**WHAT IS BEING ASKED**
Leave the pictures out and retype the lines from the beginning through the line with "ymax = 14000", both ends included.

**SOURCE MATERIAL**

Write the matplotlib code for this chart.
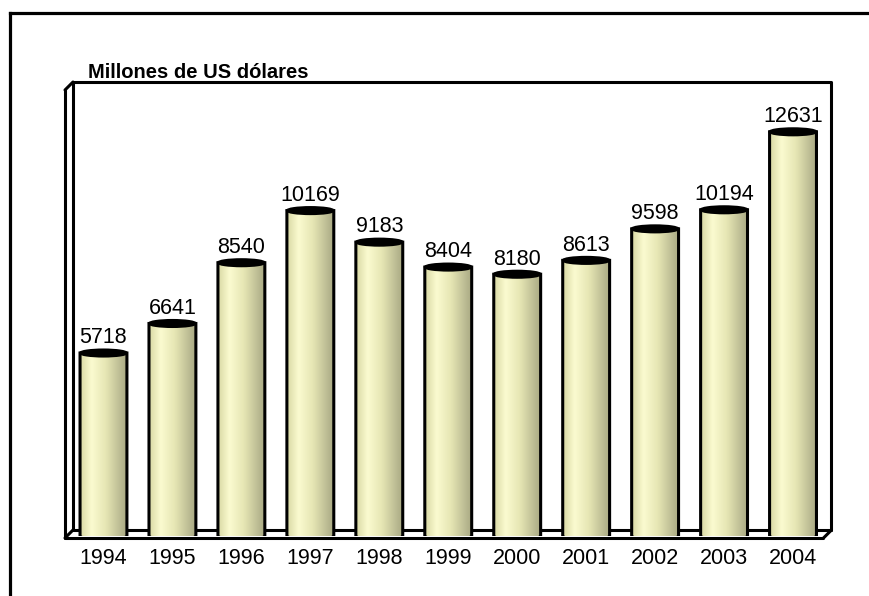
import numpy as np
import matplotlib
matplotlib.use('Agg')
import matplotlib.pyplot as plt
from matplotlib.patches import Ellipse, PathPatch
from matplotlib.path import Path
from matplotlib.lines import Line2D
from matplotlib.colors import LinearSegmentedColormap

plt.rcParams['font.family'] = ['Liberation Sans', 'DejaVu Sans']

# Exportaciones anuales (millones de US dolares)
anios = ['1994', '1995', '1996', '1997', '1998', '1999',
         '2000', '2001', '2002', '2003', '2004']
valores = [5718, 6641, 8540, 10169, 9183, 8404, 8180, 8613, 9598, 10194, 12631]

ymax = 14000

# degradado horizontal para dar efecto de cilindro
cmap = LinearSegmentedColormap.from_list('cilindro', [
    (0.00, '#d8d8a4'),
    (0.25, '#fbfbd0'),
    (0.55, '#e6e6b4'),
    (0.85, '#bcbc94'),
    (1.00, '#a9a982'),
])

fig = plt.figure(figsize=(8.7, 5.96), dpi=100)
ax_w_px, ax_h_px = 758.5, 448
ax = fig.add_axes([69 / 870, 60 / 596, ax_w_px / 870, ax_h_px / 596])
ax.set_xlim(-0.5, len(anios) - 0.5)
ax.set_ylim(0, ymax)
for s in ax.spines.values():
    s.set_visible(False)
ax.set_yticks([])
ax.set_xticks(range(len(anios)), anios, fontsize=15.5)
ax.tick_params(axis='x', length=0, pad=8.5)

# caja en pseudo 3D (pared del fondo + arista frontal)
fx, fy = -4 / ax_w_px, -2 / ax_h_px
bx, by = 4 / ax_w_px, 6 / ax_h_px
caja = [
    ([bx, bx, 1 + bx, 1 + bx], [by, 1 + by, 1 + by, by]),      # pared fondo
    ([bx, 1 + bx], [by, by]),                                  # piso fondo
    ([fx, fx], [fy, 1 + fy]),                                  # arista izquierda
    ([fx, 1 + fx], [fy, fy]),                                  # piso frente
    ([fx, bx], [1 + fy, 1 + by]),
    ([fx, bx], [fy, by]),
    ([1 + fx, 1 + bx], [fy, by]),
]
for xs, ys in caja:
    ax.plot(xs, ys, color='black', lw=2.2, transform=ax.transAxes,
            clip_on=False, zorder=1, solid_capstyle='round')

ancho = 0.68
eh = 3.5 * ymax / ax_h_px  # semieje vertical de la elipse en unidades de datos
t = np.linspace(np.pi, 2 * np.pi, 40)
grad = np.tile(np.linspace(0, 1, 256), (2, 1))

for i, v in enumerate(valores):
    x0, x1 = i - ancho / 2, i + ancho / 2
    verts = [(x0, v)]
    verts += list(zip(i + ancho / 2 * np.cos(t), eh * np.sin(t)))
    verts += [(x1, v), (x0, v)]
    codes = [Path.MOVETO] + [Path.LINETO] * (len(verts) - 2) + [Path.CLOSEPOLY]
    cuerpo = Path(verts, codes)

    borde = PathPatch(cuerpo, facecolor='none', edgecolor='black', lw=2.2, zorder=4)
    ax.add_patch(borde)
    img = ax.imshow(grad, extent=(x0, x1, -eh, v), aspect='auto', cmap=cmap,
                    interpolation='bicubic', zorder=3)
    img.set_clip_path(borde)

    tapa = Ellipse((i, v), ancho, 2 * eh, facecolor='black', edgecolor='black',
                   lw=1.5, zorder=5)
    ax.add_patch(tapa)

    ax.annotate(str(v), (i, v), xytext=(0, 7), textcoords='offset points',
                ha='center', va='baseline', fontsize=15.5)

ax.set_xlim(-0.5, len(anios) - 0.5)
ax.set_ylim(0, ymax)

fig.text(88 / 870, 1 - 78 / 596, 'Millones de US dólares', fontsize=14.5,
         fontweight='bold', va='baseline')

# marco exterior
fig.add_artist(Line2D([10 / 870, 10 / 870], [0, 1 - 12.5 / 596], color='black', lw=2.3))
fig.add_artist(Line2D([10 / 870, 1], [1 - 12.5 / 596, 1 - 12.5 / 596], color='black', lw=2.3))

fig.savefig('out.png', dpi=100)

**FULL OUTPUT**
Write the matplotlib code for this chart.
import numpy as np
import matplotlib
matplotlib.use('Agg')
import matplotlib.pyplot as plt
from matplotlib.patches import Ellipse, PathPatch
from matplotlib.path import Path
from matplotlib.lines import Line2D
from matplotlib.colors import LinearSegmentedColormap

plt.rcParams['font.family'] = ['Liberation Sans', 'DejaVu Sans']

# Exportaciones anuales (millones de US dolares)
anios = ['1994', '1995', '1996', '1997', '1998', '1999',
         '2000', '2001', '2002', '2003', '2004']
valores = [5718, 6641, 8540, 10169, 9183, 8404, 8180, 8613, 9598, 10194, 12631]

ymax = 14000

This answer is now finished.